Consider both your purpose – for example, improving teamwork – and your programme objectives, such as an increase in sales or sign-ups.
- Who are the incentives aimed it?
Like any good strategy think about the audience it’s aimed at – who they are, what do they want and what will motivate them.
- What are the current obstacles?
Find out what is currently preventing goals from being achieved and make sure you have a good understanding of what might stop your intended audience from taking part.
- What is the right structure likely to be?
There are multiple factors to consider here. From what the goals of the programme are and how participants can achieve them, to whether you have “all or nothing” targets, close-ended or fixed reward structures.
- How will essential communication be achieved?

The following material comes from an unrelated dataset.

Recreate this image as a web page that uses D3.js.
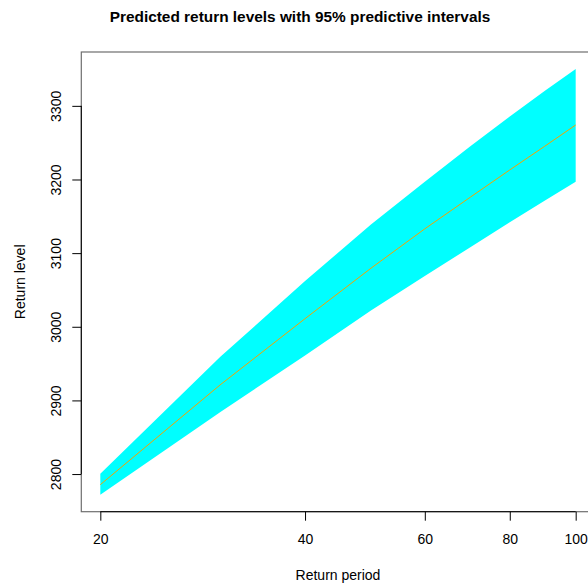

You might have the most beautifully designed sales incentive programme in the world, but if none of your participants know about it then it’s not going to be very effective. Design a communication strategy to introduce the programme, sell it to the participants, provide the necessary education, keep motivation levels high and report on success.
- Which incentives will work best?
Cash is a common choice but has little emotional impact and non-cash rewards are often perceived to have more overall value. So, using rewards such as travel or experiences can often be more motivating for participants.
- How much can you spend?
Incentives that deliver ROI are based on realistic budgets that make it easy to see where the programme is justifiable. Budgets need to be broken down into setting up the programme, ongoing administration and the value of rewards – not forgetting that all-important element of communication.
- How will you measure programme success?
This might be in terms of individual success – for example, numerical sales targets. Or the impact on the organisation as a whole – for example, a noticeable increase in overall sales. Consider whether the programme should be measured against non-financial as well as financial goals, such as more newsletter sign-ups.
- How will you evaluate programme administration?
These are the benchmarks against which you’ll be able to measure whether the programme is creating a heavy administrative burden or integrating easily.
- Where will you seek feedback and conclusions?
A lot of qualitative data can be drawn from business results, but this should be backed-up by quantitative sources, such as participant surveys.